What We Do in the Shadows uses its reality show premise to restore comic life to the undead – wedding Big Brother or The Real World with a group of ancient European vampires. Living as roommates in a suburban house in modern-day Wellington, New Zealand, this gang of ghouls come across more like college dorm slobs – bickering over the washing-up, dressing up in their best finery for weekend disco nights (unable to see their own reflections, the flatmates depend on each other’s terrible fashion advice), and rumbling with a rival gang of werewolves.
Romney heaps praise upon the comedy, reserving his highest acclaim for Waititi. “While Clement is the best-known performer in this tightly played ensemble number, it’s Waititi who really gives the star turn as the oddly childlike Viago, a melancholic, eager-to-please dandy in Lestat-style finery, who’s proud of his unholy calling and just wants to make a good impression with the film crew.”

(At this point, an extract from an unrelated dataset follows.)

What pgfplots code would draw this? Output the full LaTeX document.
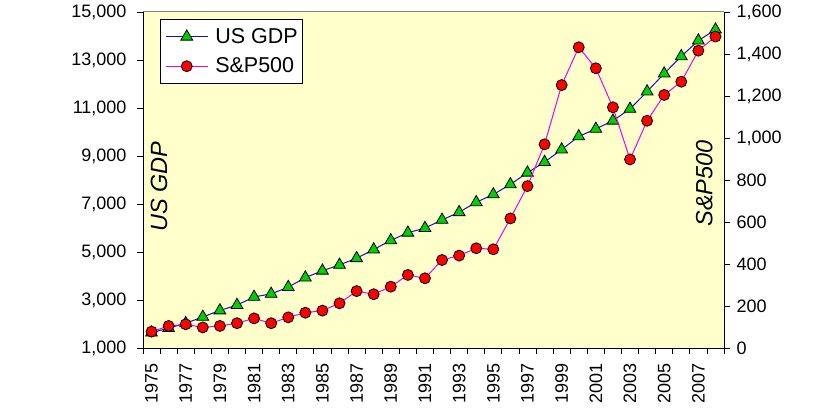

In the same issue of Film Comment, Waititi is the focus of the magazine’s “The Last 10 Films I’ve Seen” column. In the mix is an eclectic assortment of blockbusters from last year, Hollywood Golden Age classics, and foreign language films, with The Hobbit: The Battle of the Five Armies and Guardians of the Galaxy alongside Alexander Mackendrick’s Sweet Smell of Success (1957) and Elem Klimov’s staggering Soviet Union WWII drama, Come and See (1985).
What We Do in the Shadows opens in the U.S. on February 13, just in time for Valentine’s Day.